Voici une vingtaine d’années, déjà, que ce passionné de football – double national italien et suisse – est établi à Tavannes. Jamais pourtant, avant l’été 2023, cet enfant de Sonceboz âgé aujourd’hui de 44 ans n’avait œuvré pour le compte du FCTT. Ni comme joueur, ni comme entraîneur. Ses pérégrinations footballistiques l’avaient mené un peu partout ailleurs dans le Jura bernois et sur les hauteurs biennoises (voir ci-dessous), mais pas dans le club de son village d’adoption, alors qu’il entretient pourtant d’amicales relations avec bon nombre de ses représentants.

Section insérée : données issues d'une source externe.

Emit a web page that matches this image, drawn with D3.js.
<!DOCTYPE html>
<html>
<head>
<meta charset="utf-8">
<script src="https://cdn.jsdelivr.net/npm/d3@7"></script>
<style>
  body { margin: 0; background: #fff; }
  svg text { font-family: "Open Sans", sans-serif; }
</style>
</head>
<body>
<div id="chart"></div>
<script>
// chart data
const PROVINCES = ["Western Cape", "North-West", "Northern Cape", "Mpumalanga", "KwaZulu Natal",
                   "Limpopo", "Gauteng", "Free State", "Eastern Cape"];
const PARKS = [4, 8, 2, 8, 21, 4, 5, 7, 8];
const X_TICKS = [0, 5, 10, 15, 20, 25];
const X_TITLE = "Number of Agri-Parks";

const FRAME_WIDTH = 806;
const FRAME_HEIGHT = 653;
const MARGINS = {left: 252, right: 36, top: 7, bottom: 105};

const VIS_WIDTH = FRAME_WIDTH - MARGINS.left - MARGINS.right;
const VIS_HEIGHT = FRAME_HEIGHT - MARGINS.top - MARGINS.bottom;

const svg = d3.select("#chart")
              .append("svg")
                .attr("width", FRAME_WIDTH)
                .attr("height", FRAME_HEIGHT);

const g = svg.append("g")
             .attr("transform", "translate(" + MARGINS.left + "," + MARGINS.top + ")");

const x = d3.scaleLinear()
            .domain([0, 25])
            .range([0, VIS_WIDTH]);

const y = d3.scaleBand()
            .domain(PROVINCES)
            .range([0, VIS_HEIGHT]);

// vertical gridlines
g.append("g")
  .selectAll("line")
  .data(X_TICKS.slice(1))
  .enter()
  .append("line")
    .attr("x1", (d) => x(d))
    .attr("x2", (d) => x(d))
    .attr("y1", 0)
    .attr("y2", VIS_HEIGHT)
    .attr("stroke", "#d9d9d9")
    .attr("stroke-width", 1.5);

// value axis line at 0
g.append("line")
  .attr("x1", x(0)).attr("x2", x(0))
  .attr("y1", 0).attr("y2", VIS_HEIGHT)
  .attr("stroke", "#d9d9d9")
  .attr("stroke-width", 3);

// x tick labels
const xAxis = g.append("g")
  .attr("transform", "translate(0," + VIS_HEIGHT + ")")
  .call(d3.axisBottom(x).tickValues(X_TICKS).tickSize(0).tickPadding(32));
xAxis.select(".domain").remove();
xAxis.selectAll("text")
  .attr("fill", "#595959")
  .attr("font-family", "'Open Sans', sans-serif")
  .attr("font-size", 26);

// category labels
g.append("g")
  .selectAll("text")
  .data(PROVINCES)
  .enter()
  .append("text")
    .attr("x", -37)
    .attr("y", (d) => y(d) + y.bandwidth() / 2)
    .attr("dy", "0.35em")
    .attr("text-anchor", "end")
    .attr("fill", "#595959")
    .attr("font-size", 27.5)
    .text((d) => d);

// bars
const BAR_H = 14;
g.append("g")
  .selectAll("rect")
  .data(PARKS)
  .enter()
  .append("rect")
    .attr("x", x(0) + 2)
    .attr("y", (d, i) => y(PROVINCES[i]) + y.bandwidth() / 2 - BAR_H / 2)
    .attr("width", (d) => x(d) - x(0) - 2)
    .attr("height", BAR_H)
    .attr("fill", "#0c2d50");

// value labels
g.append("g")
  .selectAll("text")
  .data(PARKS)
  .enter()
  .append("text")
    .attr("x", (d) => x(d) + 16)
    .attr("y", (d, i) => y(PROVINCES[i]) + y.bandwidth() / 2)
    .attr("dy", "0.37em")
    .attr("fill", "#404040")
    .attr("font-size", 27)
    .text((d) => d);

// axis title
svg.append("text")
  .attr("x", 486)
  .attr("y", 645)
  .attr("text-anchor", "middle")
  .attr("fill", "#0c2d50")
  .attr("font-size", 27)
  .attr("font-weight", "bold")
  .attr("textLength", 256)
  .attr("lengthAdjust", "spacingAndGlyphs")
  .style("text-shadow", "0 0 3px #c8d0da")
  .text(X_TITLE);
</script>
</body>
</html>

Cet «impair» est désormais réparé. Depuis juillet dernier, Michele Merlino dirige notre équipe de juniors B 1er degré. Une mission délicate pour ce titulaire du diplôme C+, en raison principalement d’une pénurie de personnel. L’automne dernier, ses ouailles ont sauvé in extremis leur place dans leur catégorie de jeu, le 1er degré donc, avec leur 8e place finale et 13 points récoltés en 11 matches. Ce printemps, une grosse bagarre contre la relégation se dessine à nouveau (voir le classement actuel sur le site de l’AFBJ). Eviter la culbute à tout prix, tel est l’objectif fixé par les dirigeants de notre mouvement juniors (MOJU).
Michele, décris-nous dans les grandes lignes les particularités de ton équipe…
Humainement, c’est la grande classe. Nous avons affaire à des garçons polis. En revanche, le constat est beaucoup plus mitigé pour ce qui est de l’aspect sportif proprement dit. Nos résultats ne reflètent pas le temps et le travail investis durant les entraînements.
Comment l’expliques-tu?
L’effectif est beaucoup trop mince. Comme il est trop mince également chez les juniors A et les juniors B 2e degré. Du coup, pour combler les trous, les entraîneurs n’en finissent pas de jongler d’un match à l’autre en devant s’échanger des joueurs. Chez nous, la situation s’est encore aggravée avec l’indisponibilité prolongée de plusieurs blessés graves. Là, en ce mois de mai, j’ai seulement 13 gars «utilisables» sous la main. Or, chacun sait qu’il faudrait davantage de concurrence pour élever le niveau général, les joueurs étant plus ou moins assurés de leur place de titulaire.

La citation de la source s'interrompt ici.